▸ **Task prompt**: Could you output each line of the data that follows exactly?

▸ **Data shown**:
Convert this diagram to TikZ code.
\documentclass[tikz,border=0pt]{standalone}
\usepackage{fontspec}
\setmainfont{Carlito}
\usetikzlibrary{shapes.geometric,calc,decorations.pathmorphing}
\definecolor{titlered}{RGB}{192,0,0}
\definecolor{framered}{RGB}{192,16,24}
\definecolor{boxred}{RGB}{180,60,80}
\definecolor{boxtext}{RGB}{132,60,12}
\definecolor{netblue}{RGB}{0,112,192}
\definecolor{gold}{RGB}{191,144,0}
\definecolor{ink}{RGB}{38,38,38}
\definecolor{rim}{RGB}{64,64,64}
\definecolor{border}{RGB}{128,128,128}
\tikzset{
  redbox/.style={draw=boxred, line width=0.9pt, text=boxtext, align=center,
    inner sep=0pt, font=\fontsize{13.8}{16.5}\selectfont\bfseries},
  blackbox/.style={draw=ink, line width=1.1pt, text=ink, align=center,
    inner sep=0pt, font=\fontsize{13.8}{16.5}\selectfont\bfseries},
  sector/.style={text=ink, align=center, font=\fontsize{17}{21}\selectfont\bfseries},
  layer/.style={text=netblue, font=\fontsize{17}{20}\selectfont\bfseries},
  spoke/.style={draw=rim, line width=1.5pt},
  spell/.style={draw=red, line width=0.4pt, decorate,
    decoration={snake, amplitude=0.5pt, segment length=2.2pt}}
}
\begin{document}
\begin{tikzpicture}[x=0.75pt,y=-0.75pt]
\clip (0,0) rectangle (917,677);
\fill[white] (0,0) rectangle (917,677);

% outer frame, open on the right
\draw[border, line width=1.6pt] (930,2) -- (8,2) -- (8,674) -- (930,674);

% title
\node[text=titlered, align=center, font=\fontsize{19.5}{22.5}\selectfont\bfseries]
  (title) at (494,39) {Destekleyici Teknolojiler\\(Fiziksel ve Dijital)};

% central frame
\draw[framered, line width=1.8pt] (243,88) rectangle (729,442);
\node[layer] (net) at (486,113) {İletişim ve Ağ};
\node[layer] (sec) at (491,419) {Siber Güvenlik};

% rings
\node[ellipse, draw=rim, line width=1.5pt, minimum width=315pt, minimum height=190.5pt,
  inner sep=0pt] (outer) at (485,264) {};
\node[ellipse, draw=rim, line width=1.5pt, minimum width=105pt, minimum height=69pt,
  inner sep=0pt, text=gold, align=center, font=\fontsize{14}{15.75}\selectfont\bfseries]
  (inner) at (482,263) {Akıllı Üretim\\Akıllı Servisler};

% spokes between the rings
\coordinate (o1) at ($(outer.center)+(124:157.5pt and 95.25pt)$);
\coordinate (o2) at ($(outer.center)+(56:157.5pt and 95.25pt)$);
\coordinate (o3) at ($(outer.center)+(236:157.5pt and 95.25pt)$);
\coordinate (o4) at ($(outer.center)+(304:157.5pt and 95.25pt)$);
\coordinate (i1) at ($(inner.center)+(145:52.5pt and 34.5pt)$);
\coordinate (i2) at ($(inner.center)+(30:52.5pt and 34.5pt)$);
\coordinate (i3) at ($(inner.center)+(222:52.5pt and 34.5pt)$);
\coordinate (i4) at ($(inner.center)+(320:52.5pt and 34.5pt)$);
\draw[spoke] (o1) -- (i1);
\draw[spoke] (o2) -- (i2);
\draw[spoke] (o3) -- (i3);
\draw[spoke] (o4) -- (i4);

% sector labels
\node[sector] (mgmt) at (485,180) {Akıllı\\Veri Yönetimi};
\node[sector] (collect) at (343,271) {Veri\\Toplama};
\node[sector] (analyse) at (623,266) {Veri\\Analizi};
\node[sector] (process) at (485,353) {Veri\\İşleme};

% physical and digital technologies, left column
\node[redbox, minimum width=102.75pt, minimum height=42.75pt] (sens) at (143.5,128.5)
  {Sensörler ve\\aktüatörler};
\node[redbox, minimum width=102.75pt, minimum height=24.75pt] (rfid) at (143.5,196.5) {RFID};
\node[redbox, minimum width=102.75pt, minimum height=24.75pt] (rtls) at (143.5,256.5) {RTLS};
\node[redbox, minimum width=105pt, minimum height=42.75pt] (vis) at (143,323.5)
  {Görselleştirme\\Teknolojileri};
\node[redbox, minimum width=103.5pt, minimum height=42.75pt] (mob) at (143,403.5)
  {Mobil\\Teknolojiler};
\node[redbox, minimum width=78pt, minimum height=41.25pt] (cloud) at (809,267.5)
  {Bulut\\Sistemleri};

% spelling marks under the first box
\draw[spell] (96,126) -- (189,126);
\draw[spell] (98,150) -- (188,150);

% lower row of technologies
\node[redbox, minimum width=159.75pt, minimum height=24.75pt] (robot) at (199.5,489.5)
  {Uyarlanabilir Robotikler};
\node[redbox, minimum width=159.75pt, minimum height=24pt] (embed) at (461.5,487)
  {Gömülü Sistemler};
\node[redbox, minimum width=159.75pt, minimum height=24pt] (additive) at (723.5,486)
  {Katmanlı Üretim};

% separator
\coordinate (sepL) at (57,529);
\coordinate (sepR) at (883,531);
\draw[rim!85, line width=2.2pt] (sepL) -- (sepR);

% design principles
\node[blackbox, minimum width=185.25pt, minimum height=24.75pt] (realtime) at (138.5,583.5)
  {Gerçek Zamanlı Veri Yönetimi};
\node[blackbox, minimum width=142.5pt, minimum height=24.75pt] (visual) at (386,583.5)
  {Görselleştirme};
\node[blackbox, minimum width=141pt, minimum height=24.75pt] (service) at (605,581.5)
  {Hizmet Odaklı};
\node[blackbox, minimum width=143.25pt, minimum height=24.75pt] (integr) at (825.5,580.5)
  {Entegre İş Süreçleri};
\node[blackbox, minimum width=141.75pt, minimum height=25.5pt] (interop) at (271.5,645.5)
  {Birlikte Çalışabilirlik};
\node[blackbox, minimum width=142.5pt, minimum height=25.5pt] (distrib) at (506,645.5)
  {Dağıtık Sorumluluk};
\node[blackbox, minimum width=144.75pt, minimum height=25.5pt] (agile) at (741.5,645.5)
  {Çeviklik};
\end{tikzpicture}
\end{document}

▸ **Solved exercise**:
Convert this diagram to TikZ code.
\documentclass[tikz,border=0pt]{standalone}
\usepackage{fontspec}
\setmainfont{Carlito}
\usetikzlibrary{shapes.geometric,calc,decorations.pathmorphing}
\definecolor{titlered}{RGB}{192,0,0}
\definecolor{framered}{RGB}{192,16,24}
\definecolor{boxred}{RGB}{180,60,80}
\definecolor{boxtext}{RGB}{132,60,12}
\definecolor{netblue}{RGB}{0,112,192}
\definecolor{gold}{RGB}{191,144,0}
\definecolor{ink}{RGB}{38,38,38}
\definecolor{rim}{RGB}{64,64,64}
\definecolor{border}{RGB}{128,128,128}
\tikzset{
  redbox/.style={draw=boxred, line width=0.9pt, text=boxtext, align=center,
    inner sep=0pt, font=\fontsize{13.8}{16.5}\selectfont\bfseries},
  blackbox/.style={draw=ink, line width=1.1pt, text=ink, align=center,
    inner sep=0pt, font=\fontsize{13.8}{16.5}\selectfont\bfseries},
  sector/.style={text=ink, align=center, font=\fontsize{17}{21}\selectfont\bfseries},
  layer/.style={text=netblue, font=\fontsize{17}{20}\selectfont\bfseries},
  spoke/.style={draw=rim, line width=1.5pt},
  spell/.style={draw=red, line width=0.4pt, decorate,
    decoration={snake, amplitude=0.5pt, segment length=2.2pt}}
}
\begin{document}
\begin{tikzpicture}[x=0.75pt,y=-0.75pt]
\clip (0,0) rectangle (917,677);
\fill[white] (0,0) rectangle (917,677);

% outer frame, open on the right
\draw[border, line width=1.6pt] (930,2) -- (8,2) -- (8,674) -- (930,674);

% title
\node[text=titlered, align=center, font=\fontsize{19.5}{22.5}\selectfont\bfseries]
  (title) at (494,39) {Destekleyici Teknolojiler\\(Fiziksel ve Dijital)};

% central frame
\draw[framered, line width=1.8pt] (243,88) rectangle (729,442);
\node[layer] (net) at (486,113) {İletişim ve Ağ};
\node[layer] (sec) at (491,419) {Siber Güvenlik};

% rings
\node[ellipse, draw=rim, line width=1.5pt, minimum width=315pt, minimum height=190.5pt,
  inner sep=0pt] (outer) at (485,264) {};
\node[ellipse, draw=rim, line width=1.5pt, minimum width=105pt, minimum height=69pt,
  inner sep=0pt, text=gold, align=center, font=\fontsize{14}{15.75}\selectfont\bfseries]
  (inner) at (482,263) {Akıllı Üretim\\Akıllı Servisler};

% spokes between the rings
\coordinate (o1) at ($(outer.center)+(124:157.5pt and 95.25pt)$);
\coordinate (o2) at ($(outer.center)+(56:157.5pt and 95.25pt)$);
\coordinate (o3) at ($(outer.center)+(236:157.5pt and 95.25pt)$);
\coordinate (o4) at ($(outer.center)+(304:157.5pt and 95.25pt)$);
\coordinate (i1) at ($(inner.center)+(145:52.5pt and 34.5pt)$);
\coordinate (i2) at ($(inner.center)+(30:52.5pt and 34.5pt)$);
\coordinate (i3) at ($(inner.center)+(222:52.5pt and 34.5pt)$);
\coordinate (i4) at ($(inner.center)+(320:52.5pt and 34.5pt)$);
\draw[spoke] (o1) -- (i1);
\draw[spoke] (o2) -- (i2);
\draw[spoke] (o3) -- (i3);
\draw[spoke] (o4) -- (i4);

% sector labels
\node[sector] (mgmt) at (485,180) {Akıllı\\Veri Yönetimi};
\node[sector] (collect) at (343,271) {Veri\\Toplama};
\node[sector] (analyse) at (623,266) {Veri\\Analizi};
\node[sector] (process) at (485,353) {Veri\\İşleme};

% physical and digital technologies, left column
\node[redbox, minimum width=102.75pt, minimum height=42.75pt] (sens) at (143.5,128.5)
  {Sensörler ve\\aktüatörler};
\node[redbox, minimum width=102.75pt, minimum height=24.75pt] (rfid) at (143.5,196.5) {RFID};
\node[redbox, minimum width=102.75pt, minimum height=24.75pt] (rtls) at (143.5,256.5) {RTLS};
\node[redbox, minimum width=105pt, minimum height=42.75pt] (vis) at (143,323.5)
  {Görselleştirme\\Teknolojileri};
\node[redbox, minimum width=103.5pt, minimum height=42.75pt] (mob) at (143,403.5)
  {Mobil\\Teknolojiler};
\node[redbox, minimum width=78pt, minimum height=41.25pt] (cloud) at (809,267.5)
  {Bulut\\Sistemleri};

% spelling marks under the first box
\draw[spell] (96,126) -- (189,126);
\draw[spell] (98,150) -- (188,150);

% lower row of technologies
\node[redbox, minimum width=159.75pt, minimum height=24.75pt] (robot) at (199.5,489.5)
  {Uyarlanabilir Robotikler};
\node[redbox, minimum width=159.75pt, minimum height=24pt] (embed) at (461.5,487)
  {Gömülü Sistemler};
\node[redbox, minimum width=159.75pt, minimum height=24pt] (additive) at (723.5,486)
  {Katmanlı Üretim};

% separator
\coordinate (sepL) at (57,529);
\coordinate (sepR) at (883,531);
\draw[rim!85, line width=2.2pt] (sepL) -- (sepR);

% design principles
\node[blackbox, minimum width=185.25pt, minimum height=24.75pt] (realtime) at (138.5,583.5)
  {Gerçek Zamanlı Veri Yönetimi};
\node[blackbox, minimum width=142.5pt, minimum height=24.75pt] (visual) at (386,583.5)
  {Görselleştirme};
\node[blackbox, minimum width=141pt, minimum height=24.75pt] (service) at (605,581.5)
  {Hizmet Odaklı};
\node[blackbox, minimum width=143.25pt, minimum height=24.75pt] (integr) at (825.5,580.5)
  {Entegre İş Süreçleri};
\node[blackbox, minimum width=141.75pt, minimum height=25.5pt] (interop) at (271.5,645.5)
  {Birlikte Çalışabilirlik};
\node[blackbox, minimum width=142.5pt, minimum height=25.5pt] (distrib) at (506,645.5)
  {Dağıtık Sorumluluk};
\node[blackbox, minimum width=144.75pt, minimum height=25.5pt] (agile) at (741.5,645.5)
  {Çeviklik};
\end{tikzpicture}
\end{document}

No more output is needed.